┌──

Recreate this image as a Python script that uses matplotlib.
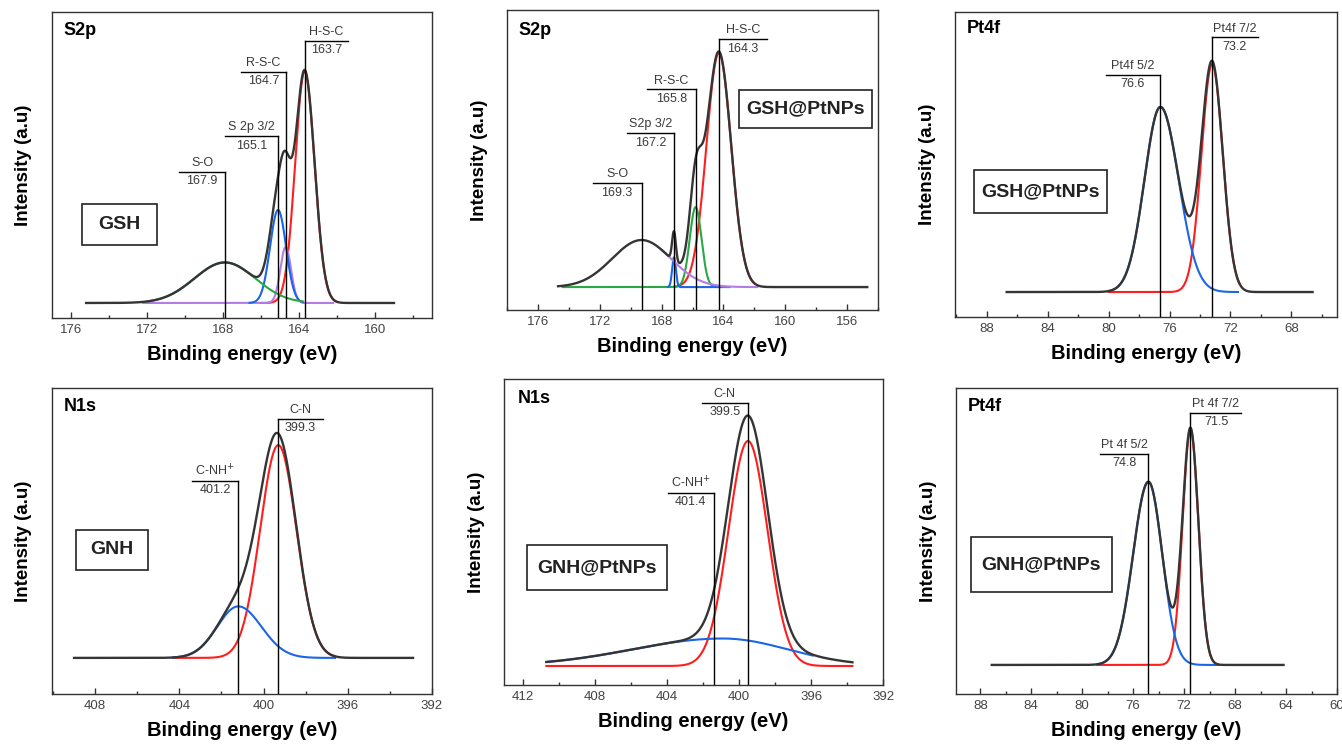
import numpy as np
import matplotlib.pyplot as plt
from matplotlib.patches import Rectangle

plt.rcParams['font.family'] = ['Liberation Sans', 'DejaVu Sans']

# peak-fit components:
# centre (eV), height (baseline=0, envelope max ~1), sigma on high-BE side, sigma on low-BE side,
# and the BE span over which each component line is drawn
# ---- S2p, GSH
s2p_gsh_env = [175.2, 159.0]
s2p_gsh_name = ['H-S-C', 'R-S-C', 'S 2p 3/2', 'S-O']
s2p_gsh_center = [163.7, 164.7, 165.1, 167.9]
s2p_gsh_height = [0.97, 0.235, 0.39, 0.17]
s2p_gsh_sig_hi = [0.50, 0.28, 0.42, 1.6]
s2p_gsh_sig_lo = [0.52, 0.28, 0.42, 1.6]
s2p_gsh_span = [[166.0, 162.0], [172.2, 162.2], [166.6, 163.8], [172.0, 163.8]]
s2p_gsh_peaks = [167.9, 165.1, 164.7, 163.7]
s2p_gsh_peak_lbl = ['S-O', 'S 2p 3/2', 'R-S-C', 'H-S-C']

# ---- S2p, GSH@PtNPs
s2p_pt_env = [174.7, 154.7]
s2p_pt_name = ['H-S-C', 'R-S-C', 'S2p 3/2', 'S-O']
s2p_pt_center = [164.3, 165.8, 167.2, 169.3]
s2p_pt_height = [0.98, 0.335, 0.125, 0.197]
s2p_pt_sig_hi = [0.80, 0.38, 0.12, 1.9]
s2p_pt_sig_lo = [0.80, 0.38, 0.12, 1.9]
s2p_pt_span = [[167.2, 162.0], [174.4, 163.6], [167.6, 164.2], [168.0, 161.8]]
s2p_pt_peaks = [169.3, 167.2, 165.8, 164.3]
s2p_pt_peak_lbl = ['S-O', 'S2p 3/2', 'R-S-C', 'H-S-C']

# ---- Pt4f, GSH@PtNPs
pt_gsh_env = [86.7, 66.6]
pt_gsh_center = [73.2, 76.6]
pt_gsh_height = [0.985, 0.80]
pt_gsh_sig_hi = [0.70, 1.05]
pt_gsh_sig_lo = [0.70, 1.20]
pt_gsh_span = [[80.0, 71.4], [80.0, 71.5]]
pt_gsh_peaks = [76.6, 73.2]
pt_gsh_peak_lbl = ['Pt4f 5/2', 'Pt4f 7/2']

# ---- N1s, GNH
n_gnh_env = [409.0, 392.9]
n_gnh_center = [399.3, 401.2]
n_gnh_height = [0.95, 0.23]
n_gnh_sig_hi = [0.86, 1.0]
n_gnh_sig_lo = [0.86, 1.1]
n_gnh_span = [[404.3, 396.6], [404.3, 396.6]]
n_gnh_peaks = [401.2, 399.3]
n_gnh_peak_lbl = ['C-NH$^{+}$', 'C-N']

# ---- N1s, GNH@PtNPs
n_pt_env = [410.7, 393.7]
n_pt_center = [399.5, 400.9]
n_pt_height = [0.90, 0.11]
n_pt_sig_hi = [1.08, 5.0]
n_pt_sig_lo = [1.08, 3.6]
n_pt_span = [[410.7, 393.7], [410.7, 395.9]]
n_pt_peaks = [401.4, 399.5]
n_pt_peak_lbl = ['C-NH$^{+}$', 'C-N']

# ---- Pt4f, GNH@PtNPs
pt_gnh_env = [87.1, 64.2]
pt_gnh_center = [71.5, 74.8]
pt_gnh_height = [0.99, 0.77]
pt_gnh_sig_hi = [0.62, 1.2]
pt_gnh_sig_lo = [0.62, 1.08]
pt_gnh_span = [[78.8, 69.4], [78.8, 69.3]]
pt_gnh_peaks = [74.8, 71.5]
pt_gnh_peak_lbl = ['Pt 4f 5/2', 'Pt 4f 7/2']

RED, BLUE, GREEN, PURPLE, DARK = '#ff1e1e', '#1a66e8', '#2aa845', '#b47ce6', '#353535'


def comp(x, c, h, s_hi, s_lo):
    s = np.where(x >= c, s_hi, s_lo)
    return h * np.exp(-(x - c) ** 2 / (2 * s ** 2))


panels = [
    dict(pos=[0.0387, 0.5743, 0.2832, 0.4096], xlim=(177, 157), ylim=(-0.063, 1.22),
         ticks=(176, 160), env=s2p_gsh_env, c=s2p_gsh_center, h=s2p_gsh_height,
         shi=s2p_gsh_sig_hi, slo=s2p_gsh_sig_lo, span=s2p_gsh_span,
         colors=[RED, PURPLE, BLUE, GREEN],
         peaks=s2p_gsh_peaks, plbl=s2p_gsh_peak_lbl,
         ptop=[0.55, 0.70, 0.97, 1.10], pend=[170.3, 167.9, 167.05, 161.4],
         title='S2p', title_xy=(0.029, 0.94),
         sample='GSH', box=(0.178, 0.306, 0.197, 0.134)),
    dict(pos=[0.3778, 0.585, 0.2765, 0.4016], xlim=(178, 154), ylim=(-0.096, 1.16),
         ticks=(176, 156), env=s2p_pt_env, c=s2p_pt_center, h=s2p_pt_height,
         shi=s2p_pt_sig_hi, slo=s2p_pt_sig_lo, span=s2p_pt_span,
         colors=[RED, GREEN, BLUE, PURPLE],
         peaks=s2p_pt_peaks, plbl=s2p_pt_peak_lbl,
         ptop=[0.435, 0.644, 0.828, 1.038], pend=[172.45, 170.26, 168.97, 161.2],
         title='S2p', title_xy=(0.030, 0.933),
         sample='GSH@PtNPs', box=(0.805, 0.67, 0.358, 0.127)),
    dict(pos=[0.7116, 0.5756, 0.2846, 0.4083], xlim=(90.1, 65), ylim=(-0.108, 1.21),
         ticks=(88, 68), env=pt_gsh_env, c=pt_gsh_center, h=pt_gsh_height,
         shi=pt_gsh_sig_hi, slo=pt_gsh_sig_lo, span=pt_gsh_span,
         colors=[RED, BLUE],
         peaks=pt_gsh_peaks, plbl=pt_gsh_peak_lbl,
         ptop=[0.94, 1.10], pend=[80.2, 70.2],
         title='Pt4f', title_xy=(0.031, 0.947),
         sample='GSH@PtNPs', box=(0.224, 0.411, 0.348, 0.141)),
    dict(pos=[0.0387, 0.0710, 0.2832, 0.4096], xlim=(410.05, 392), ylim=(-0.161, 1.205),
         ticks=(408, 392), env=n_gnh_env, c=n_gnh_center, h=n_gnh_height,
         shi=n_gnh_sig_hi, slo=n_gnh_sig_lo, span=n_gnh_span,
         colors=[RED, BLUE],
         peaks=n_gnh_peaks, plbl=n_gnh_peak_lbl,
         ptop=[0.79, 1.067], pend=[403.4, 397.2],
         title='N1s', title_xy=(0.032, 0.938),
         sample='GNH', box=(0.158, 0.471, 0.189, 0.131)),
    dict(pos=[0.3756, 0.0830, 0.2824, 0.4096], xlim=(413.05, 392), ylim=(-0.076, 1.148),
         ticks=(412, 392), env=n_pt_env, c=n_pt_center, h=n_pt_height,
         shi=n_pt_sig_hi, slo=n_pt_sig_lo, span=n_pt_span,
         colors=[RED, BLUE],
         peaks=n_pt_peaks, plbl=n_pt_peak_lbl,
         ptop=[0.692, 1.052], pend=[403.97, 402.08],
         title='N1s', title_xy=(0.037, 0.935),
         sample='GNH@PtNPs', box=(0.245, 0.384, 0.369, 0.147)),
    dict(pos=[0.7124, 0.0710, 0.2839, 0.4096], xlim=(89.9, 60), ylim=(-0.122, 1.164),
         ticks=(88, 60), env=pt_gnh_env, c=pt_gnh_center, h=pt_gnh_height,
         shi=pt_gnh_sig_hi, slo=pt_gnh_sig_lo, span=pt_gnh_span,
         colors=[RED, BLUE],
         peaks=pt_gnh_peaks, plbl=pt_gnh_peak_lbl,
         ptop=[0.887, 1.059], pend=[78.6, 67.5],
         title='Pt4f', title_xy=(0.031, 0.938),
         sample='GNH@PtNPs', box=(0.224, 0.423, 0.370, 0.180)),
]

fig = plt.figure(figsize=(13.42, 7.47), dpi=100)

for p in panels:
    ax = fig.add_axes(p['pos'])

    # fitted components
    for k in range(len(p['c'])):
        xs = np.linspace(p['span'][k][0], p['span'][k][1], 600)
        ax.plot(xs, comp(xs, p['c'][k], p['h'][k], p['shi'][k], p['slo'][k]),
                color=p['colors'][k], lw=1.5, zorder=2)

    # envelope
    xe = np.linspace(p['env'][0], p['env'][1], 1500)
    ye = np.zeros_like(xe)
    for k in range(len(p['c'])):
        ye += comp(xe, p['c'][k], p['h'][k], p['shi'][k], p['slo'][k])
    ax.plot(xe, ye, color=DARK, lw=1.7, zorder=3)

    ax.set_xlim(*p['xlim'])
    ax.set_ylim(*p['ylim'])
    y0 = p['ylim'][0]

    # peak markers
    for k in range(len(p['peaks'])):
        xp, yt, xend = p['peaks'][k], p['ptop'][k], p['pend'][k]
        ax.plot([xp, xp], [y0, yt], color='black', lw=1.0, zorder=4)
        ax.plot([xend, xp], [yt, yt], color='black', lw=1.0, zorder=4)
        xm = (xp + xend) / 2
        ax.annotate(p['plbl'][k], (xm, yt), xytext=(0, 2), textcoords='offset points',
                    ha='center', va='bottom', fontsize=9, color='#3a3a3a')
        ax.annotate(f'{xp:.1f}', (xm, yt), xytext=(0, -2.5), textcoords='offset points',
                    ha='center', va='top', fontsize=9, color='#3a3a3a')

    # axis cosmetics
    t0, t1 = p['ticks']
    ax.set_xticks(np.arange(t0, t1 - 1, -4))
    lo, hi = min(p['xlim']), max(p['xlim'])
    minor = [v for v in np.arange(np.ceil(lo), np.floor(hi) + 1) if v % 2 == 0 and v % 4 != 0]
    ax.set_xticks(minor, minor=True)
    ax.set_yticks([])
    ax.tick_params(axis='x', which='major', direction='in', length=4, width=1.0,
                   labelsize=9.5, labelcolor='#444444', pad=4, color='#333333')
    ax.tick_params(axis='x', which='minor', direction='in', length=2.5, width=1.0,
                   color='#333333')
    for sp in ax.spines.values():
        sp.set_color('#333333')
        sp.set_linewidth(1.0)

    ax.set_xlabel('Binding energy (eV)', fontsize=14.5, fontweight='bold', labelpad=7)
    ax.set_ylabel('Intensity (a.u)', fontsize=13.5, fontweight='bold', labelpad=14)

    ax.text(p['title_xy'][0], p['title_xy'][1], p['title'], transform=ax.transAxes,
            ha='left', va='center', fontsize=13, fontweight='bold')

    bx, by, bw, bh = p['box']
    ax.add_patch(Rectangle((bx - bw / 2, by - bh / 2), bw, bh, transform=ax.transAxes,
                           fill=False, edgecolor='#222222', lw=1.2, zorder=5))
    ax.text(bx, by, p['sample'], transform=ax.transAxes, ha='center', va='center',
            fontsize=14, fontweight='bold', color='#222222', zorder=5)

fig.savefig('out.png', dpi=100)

└──

Exercise details: Restate each line from the start of the listing through the line bearing "plt.rcParams['font.family'] = ['Liberation" word for word. Drop the pictures.

Reply to the task:
Recreate this image as a Python script that uses matplotlib.
import numpy as np
import matplotlib.pyplot as plt
from matplotlib.patches import Rectangle

plt.rcParams['font.family'] = ['Liberation Sans', 'DejaVu Sans']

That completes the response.